Après s'être quelque peu éteinte, elle revient finalement sur le devant de la scène dans les années 2000 et trouve notamment un fort écho en France. « Environ une quinzaine de balls sont organisés chaque année en France [lorsque les clubs sont ouverts, NDLR], rassemblant des milliers de spectateurs, explique Matyouz, "Godfather" de la House of Ladurée - la première house française. » Pour le journaliste et activiste Didier Lestrade, qui était le premier à raconter ce qu'était le voguing en France, « la nouvelle génération s'est emparée de la culture ballroom et notamment du voguing à travers un processus de réécriture, tout comme la génération queer s'est appropriée les événements de Stonewall. »

En parallèle, le waacking se diffuse également dans le monde, notamment à travers l'émission américaine « Soul Train ». Inspirant toute une génération, il pousse des danseur·se·s des quatre coins du monde à se déplacer jusqu'aux États-Unis pour y suivre des workshops et apprendre cette « social dance » funky, explique Habibitch. En France, la scène waacking se développe notamment autour de pionnier·ère·s comme Bruno Marignan, Sandrine Sainte Croix ou Lil Kiss.
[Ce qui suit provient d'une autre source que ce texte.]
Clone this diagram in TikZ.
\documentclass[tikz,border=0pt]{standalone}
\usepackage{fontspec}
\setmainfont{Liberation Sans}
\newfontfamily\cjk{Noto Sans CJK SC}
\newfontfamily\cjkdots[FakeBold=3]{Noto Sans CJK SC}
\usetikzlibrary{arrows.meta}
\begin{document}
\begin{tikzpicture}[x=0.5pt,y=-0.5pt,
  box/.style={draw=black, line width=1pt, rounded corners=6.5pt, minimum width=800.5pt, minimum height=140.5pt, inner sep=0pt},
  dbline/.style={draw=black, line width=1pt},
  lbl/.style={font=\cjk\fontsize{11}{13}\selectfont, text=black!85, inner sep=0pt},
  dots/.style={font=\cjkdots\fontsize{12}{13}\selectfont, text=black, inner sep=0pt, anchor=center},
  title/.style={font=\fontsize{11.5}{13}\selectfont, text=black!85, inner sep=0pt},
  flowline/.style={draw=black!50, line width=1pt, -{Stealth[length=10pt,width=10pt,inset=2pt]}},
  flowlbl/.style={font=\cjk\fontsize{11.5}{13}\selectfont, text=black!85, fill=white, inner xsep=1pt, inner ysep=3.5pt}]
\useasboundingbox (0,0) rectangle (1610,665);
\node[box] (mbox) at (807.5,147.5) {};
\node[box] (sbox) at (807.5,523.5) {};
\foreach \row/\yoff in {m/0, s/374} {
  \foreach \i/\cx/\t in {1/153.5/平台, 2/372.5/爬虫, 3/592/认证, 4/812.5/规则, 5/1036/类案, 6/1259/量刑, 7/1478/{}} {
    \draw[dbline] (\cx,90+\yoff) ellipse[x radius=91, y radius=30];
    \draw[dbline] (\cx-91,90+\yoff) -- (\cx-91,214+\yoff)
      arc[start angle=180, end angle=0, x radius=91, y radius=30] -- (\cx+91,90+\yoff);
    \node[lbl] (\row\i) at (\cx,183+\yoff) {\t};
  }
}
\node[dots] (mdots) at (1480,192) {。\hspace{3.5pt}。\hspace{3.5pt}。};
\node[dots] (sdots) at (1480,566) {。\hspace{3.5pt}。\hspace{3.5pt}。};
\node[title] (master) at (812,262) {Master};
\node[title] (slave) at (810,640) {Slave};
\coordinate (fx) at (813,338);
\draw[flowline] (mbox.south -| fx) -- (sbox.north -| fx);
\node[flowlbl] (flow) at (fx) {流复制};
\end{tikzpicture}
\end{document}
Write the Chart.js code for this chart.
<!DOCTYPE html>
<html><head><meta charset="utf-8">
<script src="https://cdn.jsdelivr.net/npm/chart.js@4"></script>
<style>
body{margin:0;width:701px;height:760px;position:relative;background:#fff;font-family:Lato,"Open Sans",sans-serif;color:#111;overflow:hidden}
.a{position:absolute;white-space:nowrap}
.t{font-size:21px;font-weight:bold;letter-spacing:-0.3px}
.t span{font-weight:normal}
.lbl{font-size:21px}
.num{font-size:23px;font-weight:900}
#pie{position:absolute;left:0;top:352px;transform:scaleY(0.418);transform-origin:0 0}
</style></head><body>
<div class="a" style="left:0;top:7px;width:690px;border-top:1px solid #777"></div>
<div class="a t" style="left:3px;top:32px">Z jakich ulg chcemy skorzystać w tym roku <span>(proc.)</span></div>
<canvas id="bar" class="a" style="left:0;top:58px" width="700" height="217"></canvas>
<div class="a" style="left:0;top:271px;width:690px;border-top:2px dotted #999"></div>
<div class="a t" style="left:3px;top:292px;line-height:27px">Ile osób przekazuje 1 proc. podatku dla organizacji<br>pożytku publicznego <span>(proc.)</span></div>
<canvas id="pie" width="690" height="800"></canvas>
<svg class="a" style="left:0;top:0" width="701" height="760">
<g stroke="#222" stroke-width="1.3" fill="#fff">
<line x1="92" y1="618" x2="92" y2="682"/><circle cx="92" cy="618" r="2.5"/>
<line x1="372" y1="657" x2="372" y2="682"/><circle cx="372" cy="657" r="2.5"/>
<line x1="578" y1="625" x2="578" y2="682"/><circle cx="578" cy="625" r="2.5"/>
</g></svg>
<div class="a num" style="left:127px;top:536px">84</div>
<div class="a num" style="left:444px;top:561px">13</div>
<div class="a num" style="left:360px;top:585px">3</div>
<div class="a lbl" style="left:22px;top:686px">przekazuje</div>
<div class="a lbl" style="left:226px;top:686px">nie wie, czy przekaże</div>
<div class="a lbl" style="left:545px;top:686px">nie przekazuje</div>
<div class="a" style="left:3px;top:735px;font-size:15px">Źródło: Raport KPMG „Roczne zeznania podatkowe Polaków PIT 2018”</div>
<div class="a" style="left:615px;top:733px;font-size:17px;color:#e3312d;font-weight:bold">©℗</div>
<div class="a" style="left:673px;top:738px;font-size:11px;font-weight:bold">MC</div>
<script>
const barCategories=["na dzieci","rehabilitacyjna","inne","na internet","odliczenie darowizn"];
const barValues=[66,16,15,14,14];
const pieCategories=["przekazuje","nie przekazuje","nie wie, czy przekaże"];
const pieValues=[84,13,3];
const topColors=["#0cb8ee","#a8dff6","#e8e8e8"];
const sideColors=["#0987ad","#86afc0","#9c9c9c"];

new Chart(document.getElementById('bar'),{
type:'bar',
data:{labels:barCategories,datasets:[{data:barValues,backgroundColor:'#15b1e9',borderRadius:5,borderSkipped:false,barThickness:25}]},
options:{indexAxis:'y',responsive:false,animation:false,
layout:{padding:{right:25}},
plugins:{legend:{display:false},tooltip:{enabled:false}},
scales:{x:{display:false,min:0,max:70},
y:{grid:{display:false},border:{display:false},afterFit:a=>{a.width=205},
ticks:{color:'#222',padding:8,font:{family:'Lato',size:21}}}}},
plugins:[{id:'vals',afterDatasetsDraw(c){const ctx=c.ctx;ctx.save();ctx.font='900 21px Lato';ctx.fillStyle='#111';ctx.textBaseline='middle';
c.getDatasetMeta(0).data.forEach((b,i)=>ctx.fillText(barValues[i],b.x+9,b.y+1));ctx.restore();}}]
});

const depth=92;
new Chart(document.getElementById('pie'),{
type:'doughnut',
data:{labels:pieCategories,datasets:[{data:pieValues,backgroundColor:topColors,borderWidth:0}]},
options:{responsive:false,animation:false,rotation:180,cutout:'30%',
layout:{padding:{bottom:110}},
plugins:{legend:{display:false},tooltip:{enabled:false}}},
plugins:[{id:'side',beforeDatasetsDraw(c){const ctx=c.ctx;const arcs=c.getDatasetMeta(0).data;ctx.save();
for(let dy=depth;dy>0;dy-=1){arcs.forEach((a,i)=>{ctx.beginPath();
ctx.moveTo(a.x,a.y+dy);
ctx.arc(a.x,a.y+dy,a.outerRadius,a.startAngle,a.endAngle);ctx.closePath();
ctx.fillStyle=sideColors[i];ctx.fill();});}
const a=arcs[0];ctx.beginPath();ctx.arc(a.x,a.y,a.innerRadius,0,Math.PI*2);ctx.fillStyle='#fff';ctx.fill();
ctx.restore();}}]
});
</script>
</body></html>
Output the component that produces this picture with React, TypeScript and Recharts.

Tout comme le voguing, cette discipline que l'on pratiquait surtout dans les bars et dans les clubs gagne peu à peu en popularité, jusqu'à s'institutionnaliser en partie et pénétrer les scènes de danse du monde entier.

La scène ballroom et le waacking se sont donc développés au gré de l'évolution de la société. Si elles constituent toujours des danses émancipatrices, leur portée politique a changé depuis. « En France, la scène waacking est une danse d'échange et de partage, avec beaucoup de groove. Elle est très libre bien que sa technique soit vraiment reconnaissable. Ce n'est pas une scène militante ou politisée, au mieux c'est une scène féministe », constate Habibitch. Grâce à internet et Youtube notamment, l'influence de cette danse tout comme celle du voguing ne cesse cependant de s'étendre et d'inspirer de nouveaux.elles adeptes.